Now let us consider the software. Many techniques are known for programming multiprocessors. For communication, one process just writes data to memory, to be read by all the others. For synchronization, critical regions can be used, with semaphores or monitors providing the necessary mutual exclusion. There is an enormous body of literature available on interprocess communication and synchronization on shared-memory machines. Every operating systems textbook written in the past twenty years devotes one or more chapters to the subject. In short, a large amount of theoretical and practical knowledge exists about how to program a multiprocessor.

With multicomputers, the reverse is true. Communication generally has to use message passing, making input/output the central abstraction. Message passing brings with it many complicating issues, among them flow control, lost messages, buffering, and blocking. Although various solutions have been proposed, programming with message passing remains tricky.

To hide some of the difficulties associated with message passing, Birrell and Nelson (1984) proposed using remote procedure calls. In their scheme, now widely used, the actual communication is hidden away in library procedures. To use a remote service, a process just calls the appropriate library procedure, which packs the operation code and parameters into a message, sends it over the network, and waits for the reply. While this frequently works, it cannot easily be used to pass graphs and other complex data structures containing pointers. It also fails for programs that use global variables, and it makes passing large arrays expensive, since they must be passed by value rather than by reference.
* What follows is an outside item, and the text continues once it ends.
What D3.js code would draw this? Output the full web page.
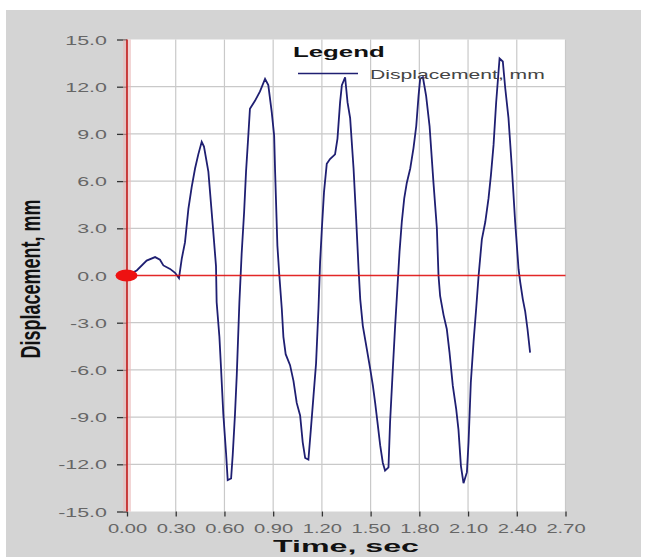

In short, from a software designer's perspective, multiprocessors are definitely preferable to multicomputers. Herein lies the dilemma. Multicomputers are easier to build but harder to program. Multiprocessors are the opposite: harder to build but easier to program. What we need are systems that are both easy to build and easy to program. Attempts to build such systems form the subject of this chapter.

6.1. INTRODUCTION

In the early days of distributed computing, everyone implicitly assumed that programs on machines with no physically shared memory (i.e., multicomputers) obviously ran in different address spaces. Given this mindset, communication was naturally viewed in terms of message passing between disjoint address spaces, as described above. In 1986, Li proposed a different scheme, now known under the name distributed shared memory (DSM) (Li, 1986; and Li and Hudak, 1989). Briefly summarized, Li and Hudak proposed having a collection of workstations connected by a LAN share a single paged, virtual address space. In the simplest variant, each page is present on exactly one machine. A reference to a local pages is done in hardware, at full memory speed. An attempt to reference a page on a different machine causes a hardware page fault, which traps to the operating system. The operating system then sends a message to the remote machine, which finds the needed page and sends it to the requesting processor. The faulting instruction is then restarted and can now complete.

In essence, this design is similar to traditional virtual memory systems: when a process touches a nonresident page, a trap occurs and the operating system fetches the page and maps it in. The difference here is that instead of getting the page from the disk, the operating system gets it from another processor over the network. To the user processes, however, the system looks very much like a traditional multiprocessor, with multiple processes free to read and write the shared memory at will. All communication and synchronization can be done via the memory, with no communication visible to the user processes. In effect, Li and Hudak devised a system that is both easy to program (logically shared memory) and easy to build (no physically shared memory).